The U.S. Department of Defense has placed Joint All-Domain Command and Control (JADC2) at the center of its force modernization strategy. JADC2’s foundational requirement — connecting sensors and shooters across all domains in real time — is precisely what OPAL-NG is engineered to deliver at the platform level.

For U.S. allies operating American-built platforms, a NATO-compatible, AI-enabled battle management layer like OPAL-NG could serve as a practical bridge between current capabilities and full JADC2 integration. Moreover, as the Pentagon accelerates CCA acquisition, allied air forces will need compatible manned-unmanned teaming infrastructure. OPAL-NG offers one.
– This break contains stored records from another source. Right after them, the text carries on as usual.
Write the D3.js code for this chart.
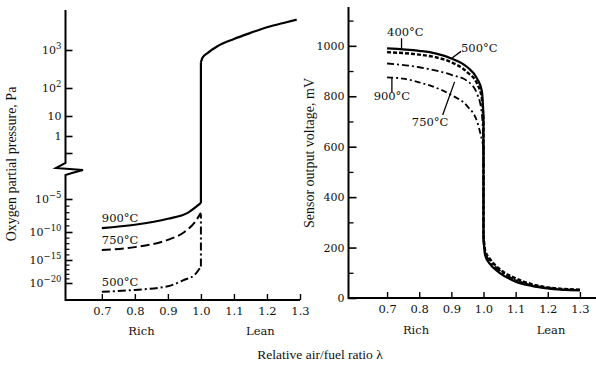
<!DOCTYPE html>
<html>
<head>
<meta charset="utf-8">
<script src="https://d3js.org/d3.v7.min.js"></script>
<style>
  body { margin: 0; background: #fff; }
</style>
</head>
<body>
<svg id="chart" width="596" height="365"></svg>
<script>
// ---- data ----
var lambdaTicks = [0.7, 0.8, 0.9, 1.0, 1.1, 1.2, 1.3]

// left panel: log10 of oxygen partial pressure (Pa)
var pMajor = [-20, -15, -10, -5, -1, 0, 1, 2, 3]
var pLabels = {"-20": ["10", "-20"], "-15": ["10", "-15"], "-10": ["10", "-10"], "-5": ["10", "-5"],
  "0": ["1", ""], "1": ["10", ""], "2": ["10", "2"], "3": ["10", "3"]}
var pMinor = [-19, -18, -17, -16, -14, -13, -12, -11, -9, -8, -7, -6]

var o2_900 = [[0.7, -9.4], [0.8, -8.9], [0.9, -8.0], [0.96, -7.1], [1.0, -5.6], [1.0, 2.68],
  [1.005, 2.8], [1.02, 2.92], [1.05, 3.1], [1.1, 3.29], [1.15, 3.45], [1.2, 3.6], [1.25, 3.71], [1.29, 3.8]]
var o2_750 = [[0.7, -13.2], [0.8, -12.7], [0.9, -11.4], [0.95, -10.0], [0.98, -8.6], [1.0, -7.1]]
var o2_500 = [[0.7, -21.9], [0.8, -21.5], [0.9, -20.7], [0.95, -19.3], [0.98, -18.3], [1.0, -16.4], [1.0, -7.3]]

// right panel: sensor voltage (mV)
var voltMajor = [0, 200, 400, 600, 800, 1000]
var voltMinor = [100, 300, 500, 700, 900, 1100]

var v400 = [[0.7, 990], [0.8, 980], [0.85, 970], [0.9, 950], [0.95, 915], [0.98, 870], [0.995, 820], [1.0, 720],
  [1.0, 240], [1.005, 170], [1.02, 135], [1.05, 100], [1.1, 65], [1.15, 48], [1.2, 38], [1.3, 30]]
var v500 = [[0.7, 975], [0.8, 965], [0.85, 955], [0.9, 935], [0.95, 895], [0.98, 850], [0.995, 790], [1.0, 700],
  [1.0, 250], [1.005, 190], [1.02, 155], [1.05, 115], [1.1, 78], [1.15, 55], [1.2, 42], [1.3, 33]]
var v750 = [[0.7, 930], [0.8, 915], [0.9, 885], [0.95, 860], [0.98, 810], [0.995, 730], [1.0, 600],
  [1.0, 230], [1.005, 180], [1.02, 148], [1.05, 110], [1.1, 72], [1.15, 52], [1.2, 40], [1.3, 32]]
var v900 = [[0.7, 875], [0.75, 870], [0.8, 855], [0.85, 835], [0.9, 805], [0.95, 760], [0.98, 700], [1.0, 600],
  [1.0, 220], [1.005, 175], [1.02, 142], [1.05, 105], [1.1, 70], [1.15, 50], [1.2, 39], [1.3, 31]]

var SERIF = "'DejaVu Serif', serif"
var TIMES = "'Liberation Serif', serif"
var svg = d3.select("#chart")

// ---- scales ----
var xL = d3.scaleLinear().domain([0.59, 1.3]).range([65.5, 300])
// piecewise log axis (the printed axis is not evenly spaced)
var yL = d3.scaleLinear()
  .domain([-25, -20, -15, -10, -5, -1, 0, 1, 2, 3, 4])
  .range([306, 283, 260, 232, 199, 153, 136, 116, 88, 50, 12])
var xR = d3.scaleLinear().domain([0.58, 1.35]).range([348.5, 596])
var yR = d3.scaleLinear().domain([0, 1150]).range([298, 8])

// split a series where lambda repeats (the vertical jump) so each run can be smoothed
function smoothPath(data, x, y) {
  var runs = [[data[0]]]
  for (var i = 1; i < data.length; i++) {
    var last = runs[runs.length - 1]
    if (data[i][0] === data[i - 1][0]) {
      runs.push([data[i - 1], data[i]], [data[i]])
    } else last.push(data[i])
  }
  var mono = d3.line().x(d => x(d[0])).y(d => y(d[1])).curve(d3.curveMonotoneX)
  var lin = d3.line().x(d => x(d[0])).y(d => y(d[1]))
  return runs.filter(r => r.length > 1).map(r => r[0][0] === r[r.length - 1][0] ? lin(r) : mono(r)).join("")
}

function serif(g, size) {
  g.attr("font-family", SERIF).attr("font-size", size)
  g.selectAll("text").style("font-family", SERIF).attr("fill", "#111")
}

// ---- left axes ----
var axL = svg.append("g")
axL.append("path")
  .attr("d", "M65.5,10V163L56,168L83,170L72,173L65.5,175V300H300")
  .attr("fill", "none").attr("stroke", "#000").attr("stroke-width", 2)

var gyL = axL.append("g").attr("transform", "translate(65.5,0)")
  .call(d3.axisLeft(yL).tickValues(pMajor).tickSizeInner(-7).tickSizeOuter(0).tickPadding(4).tickFormat(""))
gyL.select(".domain").remove()
gyL.selectAll("line").attr("stroke-width", 1.6)
gyL.selectAll(".tick text").each(function(d) {
  var lab = pLabels[d]
  if (!lab) return
  var t = d3.select(this)
  t.append("tspan").text(lab[0])
  if (lab[1]) t.append("tspan").attr("dy", -5).attr("font-size", 8.5).text(lab[1].replace("-", "\u2212"))
})
serif(gyL, 11)
axL.append("g").attr("transform", "translate(65.5,0)")
  .call(d3.axisLeft(yL).tickValues(pMinor).tickSizeInner(-4).tickSizeOuter(0).tickFormat(""))
  .call(g => g.select(".domain").remove())
  .selectAll("line").attr("stroke-width", 1.2)

var gxL = axL.append("g").attr("transform", "translate(0,300)")
  .call(d3.axisBottom(xL).tickValues(lambdaTicks).tickSizeInner(-6).tickSizeOuter(0).tickPadding(7).tickFormat(d3.format(".1f")))
gxL.select(".domain").remove()
gxL.selectAll("line").attr("stroke-width", 1.4)
serif(gxL, 11.5)

// ---- right axes ----
var axR = svg.append("g")
axR.append("path").attr("d", "M348.5,7V298H596")
  .attr("fill", "none").attr("stroke", "#000").attr("stroke-width", 2)
var gyR = axR.append("g").attr("transform", "translate(348.5,0)")
  .call(d3.axisLeft(yR).tickValues(voltMajor).tickSizeInner(-8).tickSizeOuter(0).tickPadding(4).tickFormat(d3.format("d")))
gyR.select(".domain").remove()
gyR.selectAll("line").attr("stroke-width", 1.6)
serif(gyR, 11)
axR.append("g").attr("transform", "translate(348.5,0)")
  .call(d3.axisLeft(yR).tickValues(voltMinor).tickSizeInner(-5).tickSizeOuter(0).tickFormat(""))
  .call(g => g.select(".domain").remove())
  .selectAll("line").attr("stroke-width", 1.3)
var gxR = axR.append("g").attr("transform", "translate(0,298)")
  .call(d3.axisBottom(xR).tickValues(lambdaTicks).tickSizeInner(-6).tickSizeOuter(0).tickPadding(7).tickFormat(d3.format(".1f")))
gxR.select(".domain").remove()
gxR.selectAll("line").attr("stroke-width", 1.4)
serif(gxR, 11.5)

// ---- curves ----
function curve(data, x, y, dash, w) {
  svg.append("path").attr("d", smoothPath(data, x, y))
    .attr("fill", "none").attr("stroke", "#000")
    .attr("stroke-width", w).attr("stroke-dasharray", dash)
    .attr("stroke-linejoin", "round")
}
curve(o2_900, xL, yL, null, 2.2)
curve(o2_750, xL, yL, "9,4", 2)
curve(o2_500, xL, yL, "8,3,2,3", 2)

curve(v900, xR, yR, "6,3,2,3", 1.8)
curve(v750, xR, yR, "7,3,2,3", 1.8)
curve(v400, xR, yR, null, 2.2)
curve(v500, xR, yR, "4,2", 2.4)

// ---- annotations ----
function label(x, y, s, anchor, size, fam) {
  svg.append("text").attr("x", x).attr("y", y).attr("font-size", size || 11.5)
    .style("font-family", fam || SERIF).attr("fill", "#111")
    .attr("text-anchor", anchor || "start").text(s)
}
label(xL(0.7), yL(o2_900[0][1]) - 6, "900°C")
label(xL(0.7), yL(o2_750[0][1]) - 6, "750°C")
label(xL(0.7), yL(o2_500[0][1]) - 6, "500°C")

function leader(x1, y1, x2, y2) {
  svg.append("line").attr("x1", x1).attr("y1", y1).attr("x2", x2).attr("y2", y2)
    .attr("stroke", "#000").attr("stroke-width", 1.3)
}
label(xR(0.7), yR(1040), "400°C")
leader(xR(0.745), yR(1030), xR(0.745), yR(990))
label(xR(0.93), yR(975), "500°C")
leader(xR(0.93), yR(978), xR(0.9), yR(950))
label(xR(0.715), yR(785), "900°C", "middle")
leader(xR(0.715), yR(875), xR(0.715), yR(815))
label(xR(0.777), yR(682), "750°C")
leader(xR(0.873), yR(726), xR(0.91), yR(857))

// Rich / Lean
label(xL(0.82), 335, "Rich", "middle")
label(xL(1.18), 335, "Lean", "middle")
label(xR(0.79), 334, "Rich", "middle")
label(xR(1.21), 334, "Lean", "middle")

// axis titles
svg.append("text").attr("transform", "translate(16,164) rotate(-90)")
  .style("font-family", TIMES).attr("fill", "#111")
  .attr("text-anchor", "middle").attr("font-size", 14).text("Oxygen partial pressure, Pa")
svg.append("text").attr("transform", "translate(314,153) rotate(-90)")
  .style("font-family", TIMES).attr("fill", "#111")
  .attr("text-anchor", "middle").attr("font-size", 14).text("Sensor output voltage, mV")
label(320, 359, "Relative air/fuel ratio λ", "middle", 13.5, TIMES)
</script>
</body>
</html>
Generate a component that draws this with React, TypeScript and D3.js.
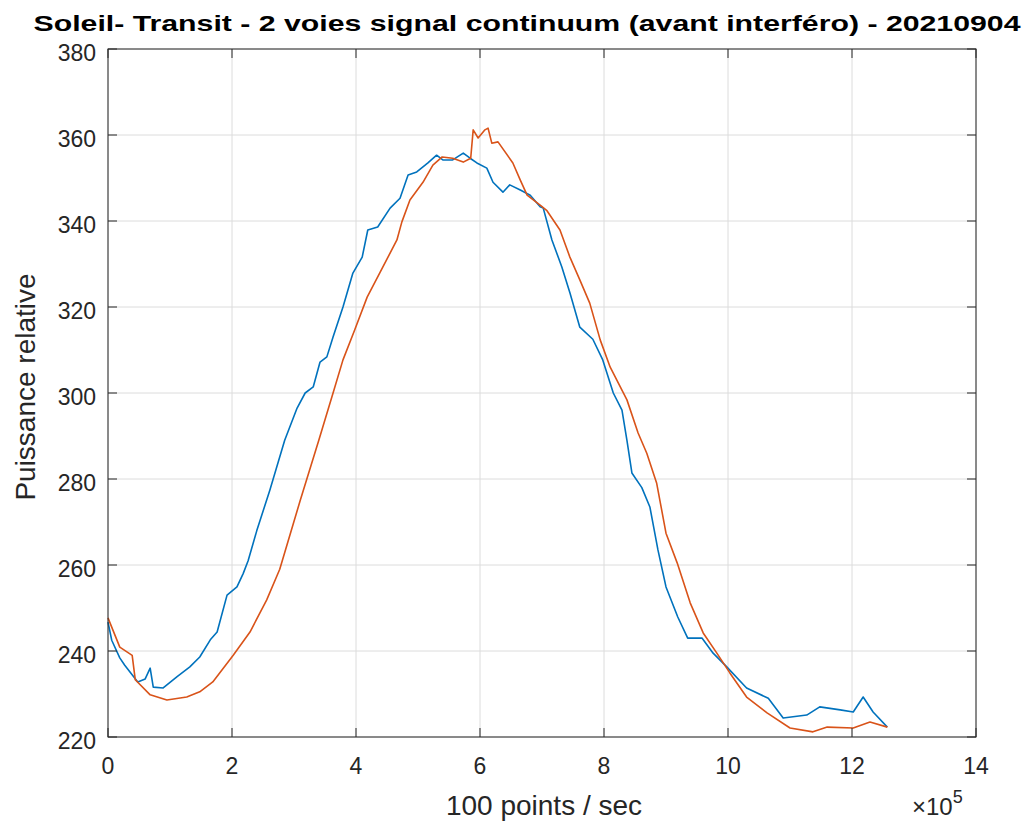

IAI’s nearly $33 billion order backlog — reported in Q1 2026 — signals that global demand for Israeli defense systems remains robust despite geopolitical headwinds. OPAL-NG is the kind of high-margin, software-driven product that positions IAI well in markets where hardware parity is becoming table stakes, and software superiority is the real differentiator.

Conclusion

OPAL-NG arrives at a defining moment for airpower modernization. As sixth-generation fighter programs advance across the U.S., Europe, and Asia, the demand for platform-agnostic, AI-enabled, multi-domain command systems will only accelerate. IAI has, by all available evidence, a mature, combat-validated foundation from which to compete in that market.

The first public demonstration at ILA Berlin 2026 will be closely watched by NATO procurement officials, allied air forces, and industry competitors alike.